位于特伦特河畔的斯多克地区,是英国制瓷业的中心,著名的维奇伍德瓷厂就坐落在这里。当地有一座陶瓷博物馆,里面介绍了英国的制瓷工艺当年是如何受到景德镇影响的。在博物馆的书架上,有不少的书都和景德镇有关系。在博物馆的工艺流程表演间里,我和一位正在做坯的英国陶工交谈起来,他听说我来自中国,还在景德镇生活过,便肃然起敬。他说,景德镇是所有陶工心中的圣地,他非常希望有一天能到那里去“朝圣”。他的话真的令我非常感动,也使我的眼前又重新浮现出了那奔流不息的昌江水,还有当年那一只只载满瓷器的木帆船。

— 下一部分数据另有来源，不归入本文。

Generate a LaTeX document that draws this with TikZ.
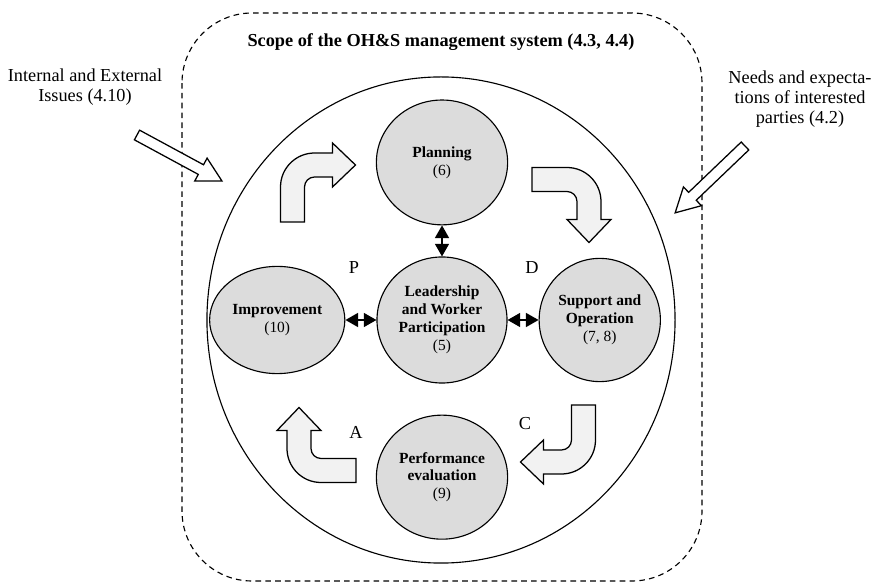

铸造了景德镇千年历史的,是那些无数不知名的景德镇陶工,他们永远也不知道,自己的双手、自己的智慧,曾在世界上赢得了如此大的声誉,他们当年做的瓷器被那么珍重地陈列在世界各地的博物馆里,因为这世界实在是太大,而景德镇和这些地方的距离实在是太遥远。但在世界已经变成了一个地球村的今天,我们很轻易地就在异国他乡看到了当年景德镇的成就,看到了景德镇千年走过的世界足迹,也知道了当年细细的昌江上木帆船中的瓷器,居然被运送到了那么宽广的世界。

今天,交通更加便利了的景德镇,它的历史又该怎样去书写?历史不会重复,但它会有一条更新的路,来连接它的过去与未来。木帆船的时代过去了,一个更加便捷和快速的时代向我们走来。但无论如何历史是不会被忘记的,它常常在我们的心中启示着我们的未来。